I didn’t realize I had feelings for it until it died on me – I am surprised at the grief I am feeling. For a TV.
My TV was good. I have never had to take it for repairs.
Of course, it has misbehaved at times. But 2 things have helped us (my TV and me) overcome those troubled times: 1) my being a fully qualified Electronics engineer, and 2) my being handed down the single most important equipment fixing technique from my father.
The former aspect has equipped me with the skills to tell a diode from a transistor (I had successfully demonstrated this to my visiting lab examiner in my eighth semester Viva voce too), and the wisdom that a TV has many more components than just these 2 items. So I have never tried to mess with the internals.

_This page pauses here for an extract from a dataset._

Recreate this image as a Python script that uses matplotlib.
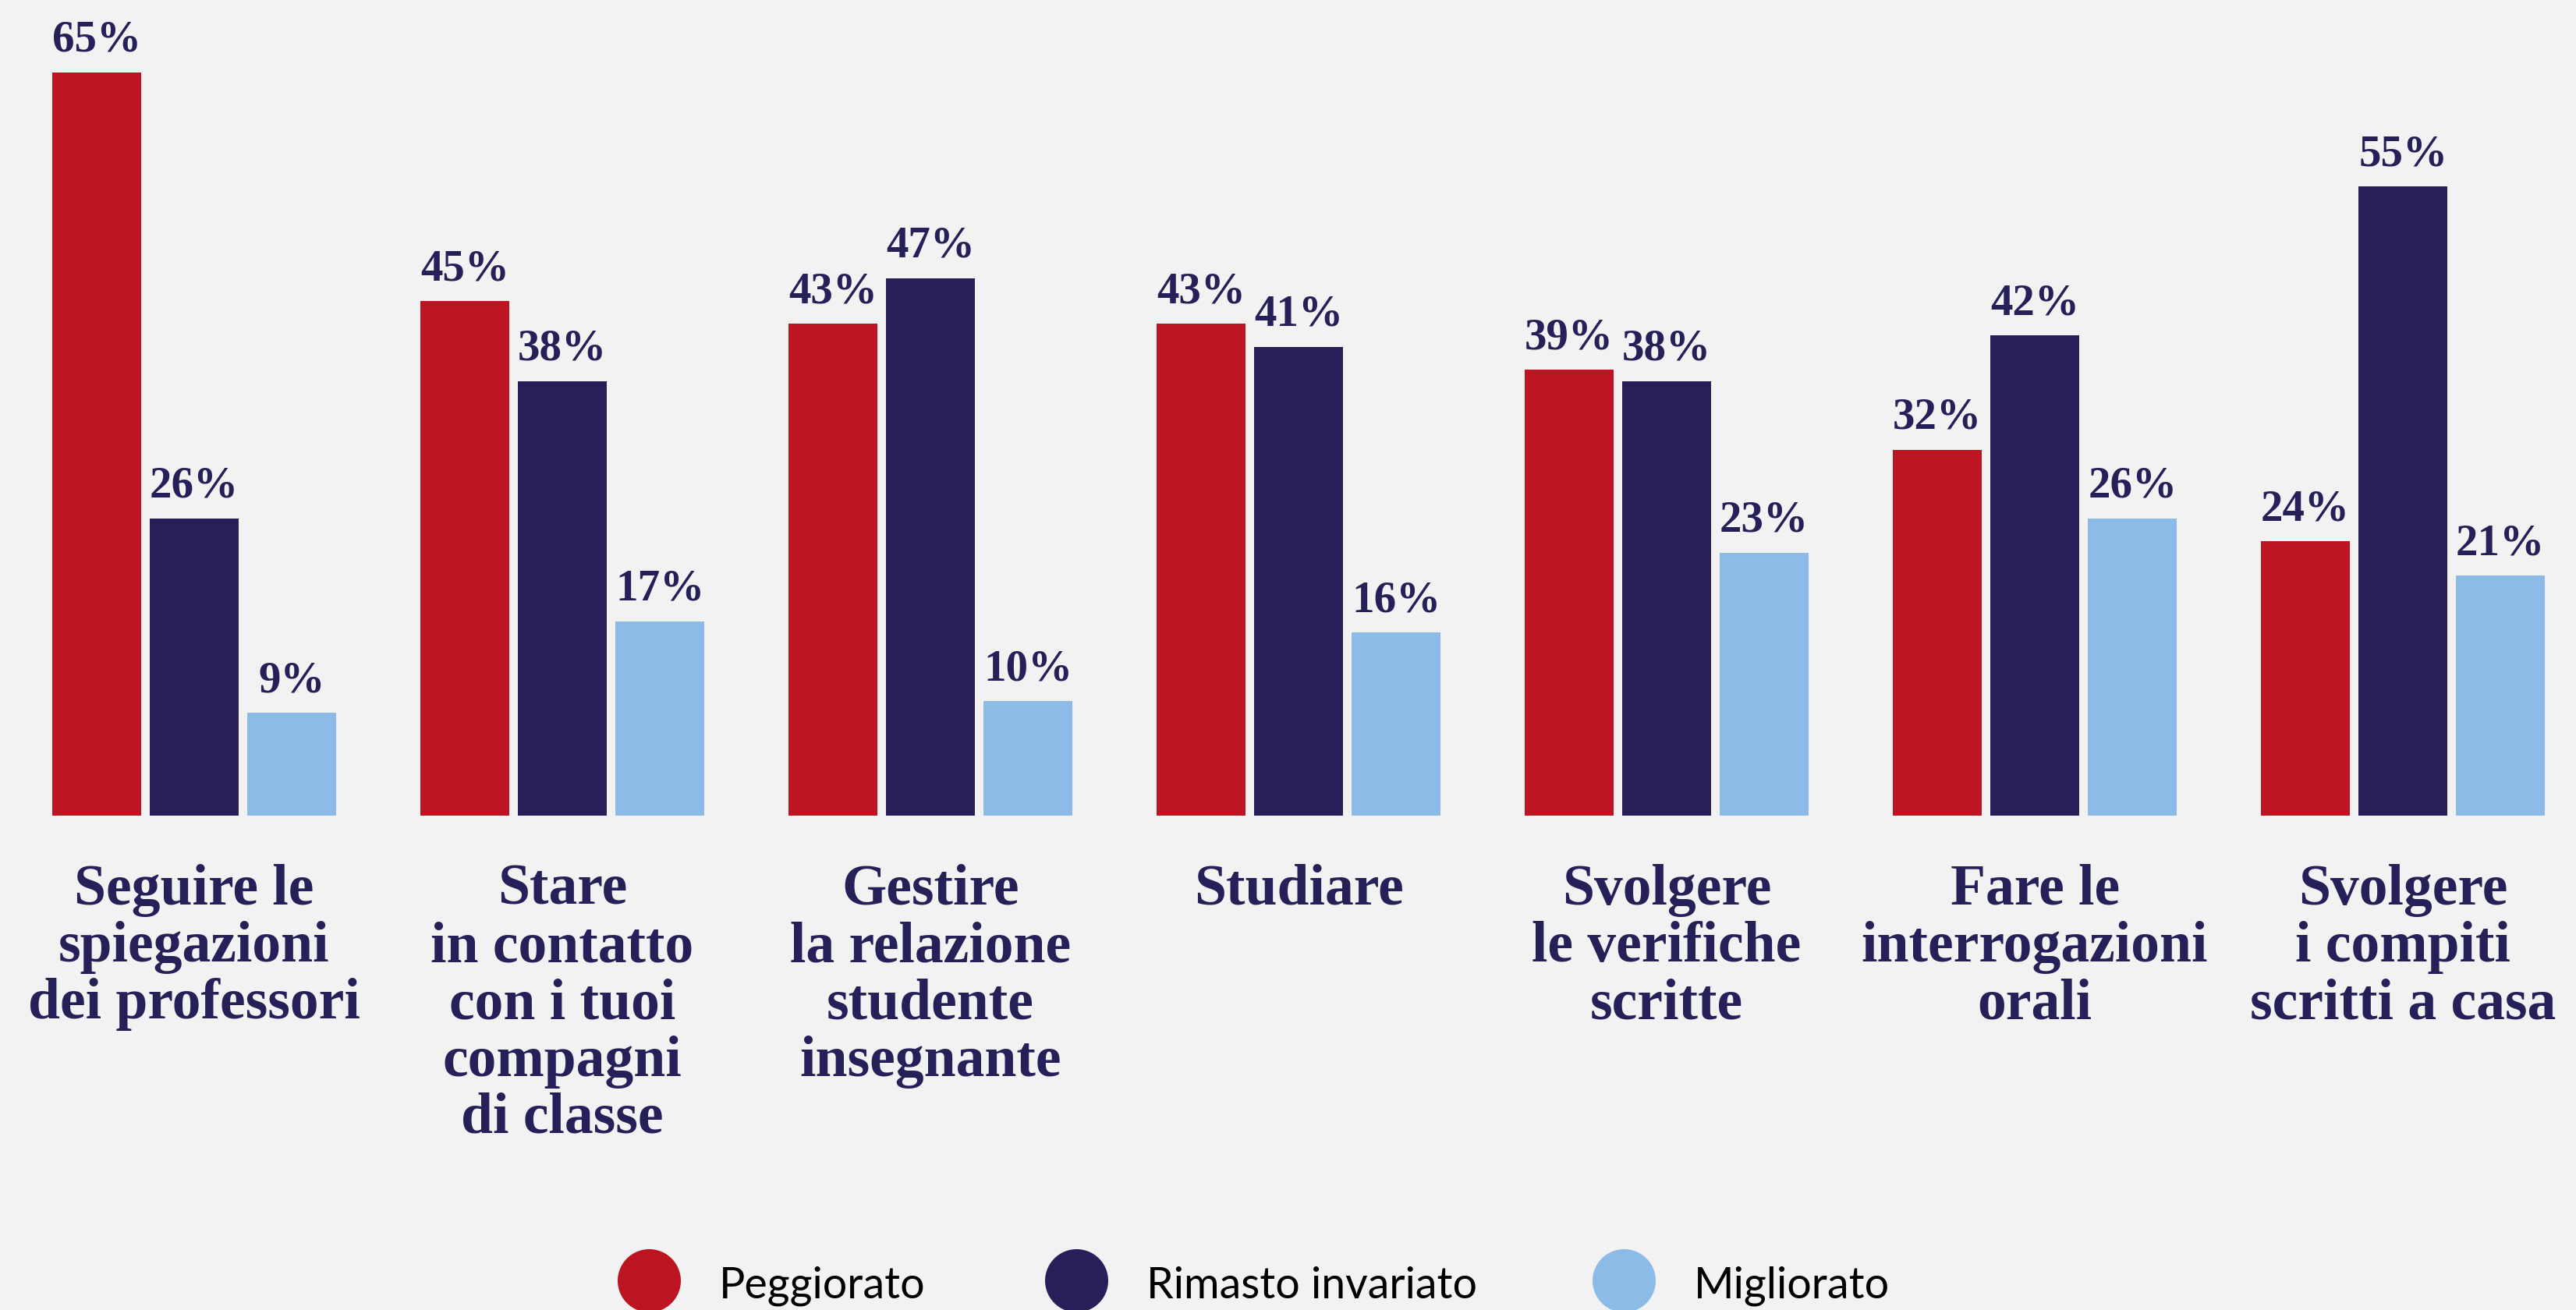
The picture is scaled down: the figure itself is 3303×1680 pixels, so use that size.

The second, more important aspect, is the one that has fixed the niggles really. And I am going to pass this on to you now. So take a pen and note this down if you need to.
Let’s say you have a misbehaving equipment you want looked into. You take it to my father; an accountant by profession. He takes his time to examine the object from various angles. And then, finding the most appropriate spot, goes: slam! bam! – He gives it a nice whack. The next you know, your equipment has come out of coma!
I have seen him do this with all kinds of broken items in my house:
TV Remote dead? Slam! bam!
A stubborn bottle cap? Slam! bam!
A stuck bicycle pedal? Slam! bam!
It just works. Go ahead, try it at home.
But this time … this time, even the slam! bam! technique failed to revive my TV. I banged my TV from front to back, side to side. All it gave me was a blank screen – I drew a blank.
I realized I couldn’t hold out any longer – it was finally time to switch over to new technology. I visited the electronic superstores only to find that they no longer carried the affordable, bulky, good old CRT TVs. They were all gone!
All I saw were flat TVs – the world had gone flat! Nandanless, I decided to go ahead and get one.
The choices were confusing: Plasma, LED, LCD, HD, UHD, Smart Motion, 3D … the list went on. Walking behind me, the store assistant went on blabbering (Centerfruit style) about the features of each TV as we passed them. Thoroughly confused and helpless, I asked him to recommend me a TV that would expand my experiences and enrich my lifestyle. He pointed me to a Panasonic LED model, and that now sits proudly in my entertainment center.
And oh, there still are people who use CRT TVs? How do they manage? Country fellows!